L’Afrique et les terres d’Amérique peinent toujours à décoller économiquement. Certaines dépendent encore de leurs anciennes puissances dominantes. De part et d’autre de l’Atlantique, les appels à la réparation se multiplient. Des voix s’élèvent, dénonçant l’injustice historique. Mais l’Europe, jusqu’ici, persiste à faire la sourde oreille.
Cependant, ces pays ont indemnisé les anciens propriétaires, au titre des pertes de leurs » biens » Plus de cent cinquante après, cette épineuse question est toujours d’actualité, puisque du Royaume-Uni à la France, du Danemark aux Pays-Bas, l’abolition n’a jamais été pensée comme une justice pour les victimes, mais comme un gigantesque plan de compensation pour les propriétaires d’esclaves. On a libéré des hommes et des femmes sans terres, sans moyens et sans la moindre réparation pour des siècles de spoliation.

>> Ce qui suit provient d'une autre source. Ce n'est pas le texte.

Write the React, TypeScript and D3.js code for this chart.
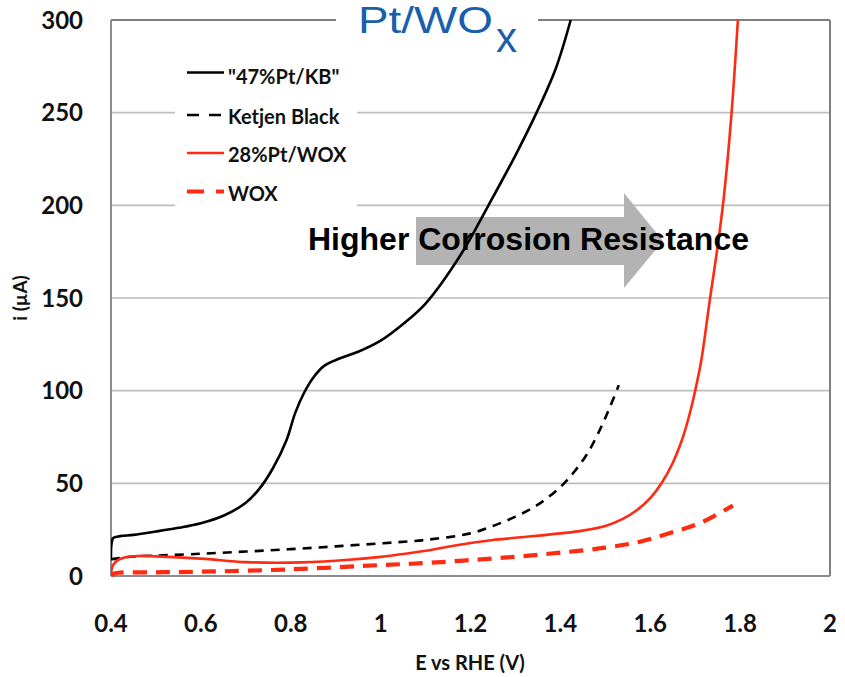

Pendant ce temps, la dette de l’esclavage fut transférée aux contribuables européens, qui enrichirent encore ceux dont la fortune reposait sur la servitude humaine.
Dans ces terre de broyage de chair humaine, la différence sociale est depuis toujours raciale car, elle est économique avec d’un côté, les descendants des propriétaires devenu de grands entrepreneurs prospères et puis, les afro-descendants qui doivent lutter contre la pauvreté, l’illettrisme, l’analphabétisme et toutes sortes de violence : économiques, sociales, familiales.
Le principe du “droit de propriété”
Aujourd’hui, l’abolition paraît une évidence morale. Mais au XIXᵉ siècle, dans les codes coloniaux européens, l’esclave n’était pas un être humain doté de droits : il était un bien meuble, comme un cheval ou une maison.
Dans cette logique, libérer un esclave revenait juridiquement à retirer un bien à son propriétaire. Et comme la propriété privée était un principe sacré des constitutions européennes, l’émancipation fut pensée comme une expropriation… à indemniser.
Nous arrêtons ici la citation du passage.